We’ve talked about what a credit score is and what it’s used for but here we’ll break down how it’s calculated. It’s important to know what factors go into a credit score so that you’re aware of how your actions may affect your financial future. In general, credit scores can range between 250 and 850. Some credit report companies may have a slightly different range but a good credit score to aim for is 750 or higher. These breakdowns are provided by credit report companies that keep track of your credit history but every company may have a slightly different formula.
Payment history looks at previous debt accounts and how well you were able to make payments back on those loans. This is the largest factor in calculating credit scores and is estimated to account for 35% of the calculation. This category also looks at delinquent payments, personal bankruptcy, and whether collections agencies had to go after you. The weight of all these variables differ depending on the types of loans, amount of the loans, the recency of the accounts, and how much of a payment was paid if at all.

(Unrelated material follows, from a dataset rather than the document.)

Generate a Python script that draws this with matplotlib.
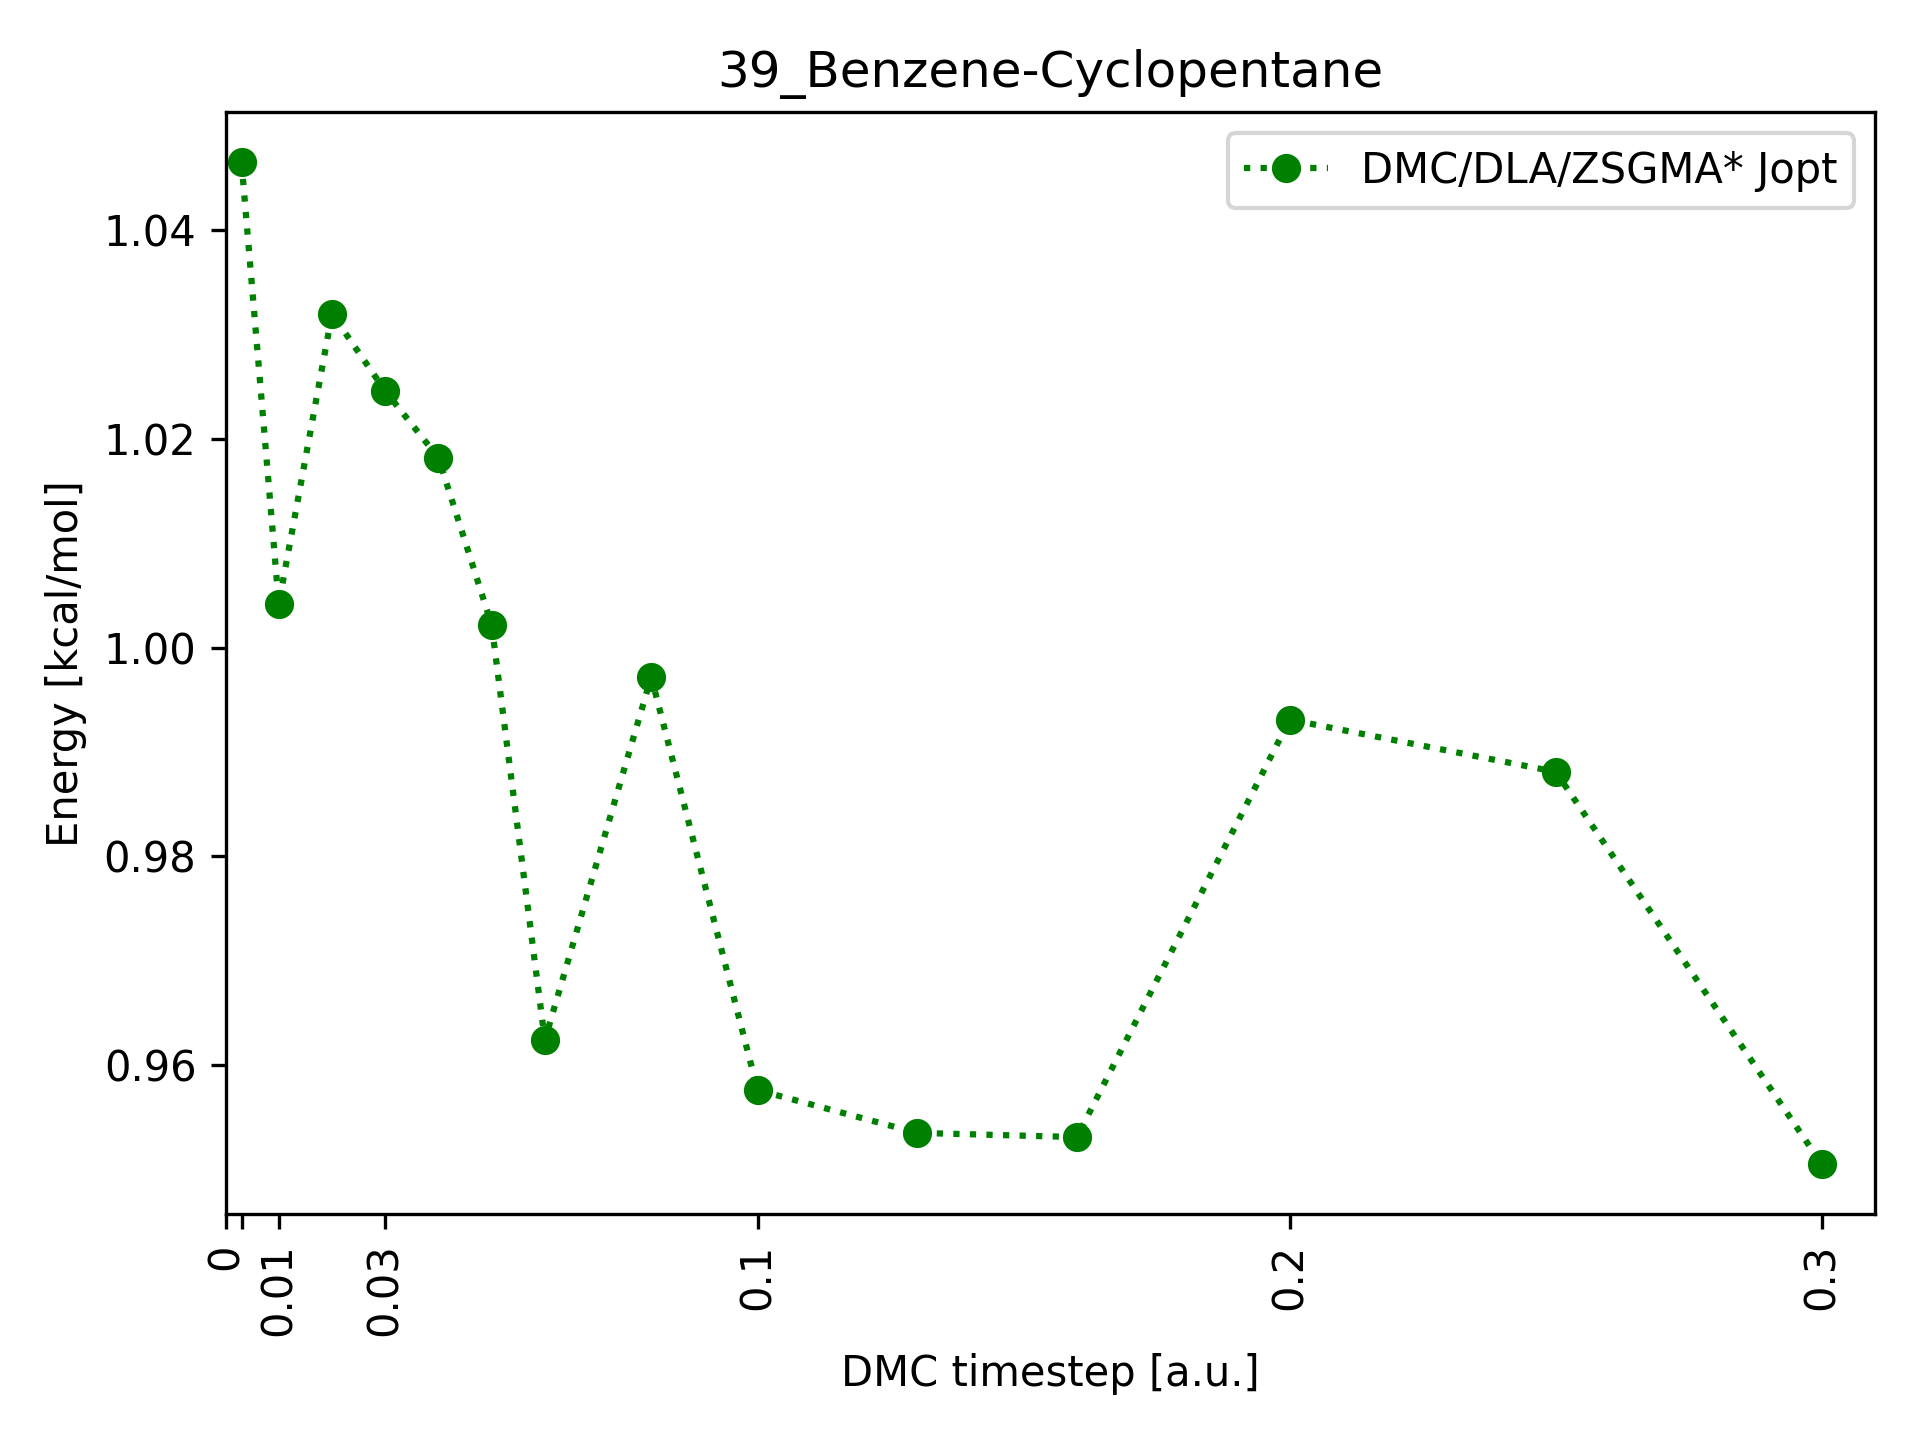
import matplotlib
matplotlib.use("Agg")
import matplotlib.pyplot as plt

# DMC timestep [a.u.] and interaction energy [kcal/mol]
timesteps = [0.003, 0.01, 0.02, 0.03, 0.04, 0.05, 0.06, 0.08,
             0.1, 0.13, 0.16, 0.2, 0.25, 0.3]
energies = [1.0465, 1.0042, 1.0320, 1.0246, 1.0182, 1.0022, 0.9624, 0.9972,
            0.9576, 0.9535, 0.9531, 0.9931, 0.9881, 0.9505]

tick_pos = [0, 0.003, 0.01, 0.03, 0.1, 0.2, 0.3]
tick_labels = ['0', '', '0.01', '0.03', '0.1', '0.2', '0.3']

fig, ax = plt.subplots(figsize=(6.4, 4.8), dpi=300)
ax.plot(timesteps, energies, 'o:', color='g', label='DMC/DLA/ZSGMA* Jopt')
ax.set_xlim(0, 0.31)
ax.set_xticks(tick_pos)
ax.set_xticklabels(tick_labels, rotation=90)
ax.set_xlabel('DMC timestep [a.u.]')
ax.set_ylabel('Energy [kcal/mol]')
ax.set_title('39_Benzene-Cyclopentane')
ax.legend(loc='upper right')
fig.tight_layout()
fig.subplots_adjust(top=0.922)
fig.savefig('out.png', dpi=300)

Bankruptcy, foreclosure, liens, and collections agencies going after you all have negative impacts on your credit score and are called derogatory marks. These leave a huge dent in your credit score and may take up to a decade to clear the impact. These types of financial events signal to companies that you may have mismanaged your finances before and may be at risk of doing it again.
The second largest category which accounts for roughly 30% of the calculation is how much credit you have available to you versus how much you are actually utilizing. Credit cards have credit limits–the higher the limit, the less risk a credit card company sees in an individual. Also, the less credit utilization you have, the better. High credit utilization signals to a lender that your financial pressure is high and that is why you need to consistently borrow money.
Number of Accounts
If you have many credit accounts, it tells lenders that you have been approved by other companies in the past which indicates your lower risk. However, if you have many accounts for one type of credit, for example credit cards, then this could mean you have had to rely heavily on credit cards due to a financial burden. It is important to remember that every time you apply for a new credit card, your credit score will lower slightly. Therefore, it is best to have various accounts of different types of credit. This different types of credit are called trade lines. Credit cards are considered revolving debt.
The reason it is called revolving debt is because there are no set terms or dead lines to which the credit is available to you. A credit card holder may borrow and repay the debt month after month. The other most common type of credit is called installment loans. This includes student loans, personal loans, auto loans, and mortgages. The amount borrowed is set with an interest rate and a predetermined amount that will be paid back every period.
Soft vs. Hard Credit Inquiries
When you apply for a loan or credit card, companies will look into your credit score to determine whether they will approve your request or not. This is called a hard credit inquiry. Having occasional hard credit inquiries are not too detrimental to your credit score but having multiple all within a short time span will indicate that you are desperately looking for lines of credit and getting rejected. Therefore, it is advised that you apply for loans or cards only intermittently. As time passes between each application for credit, the harm it does to your credit score goes down.
On the other hand, when someone looks into their credit history for a check up. This is called a soft credit inquiry and does not count against your credit score.
How long your credit history is is also very important. That is why a common piece of personal finance advice is to open a credit card account as early as possible to start building credit. The longer the credit history, the better the credit assuming there are no major red flags such as derogatory marks.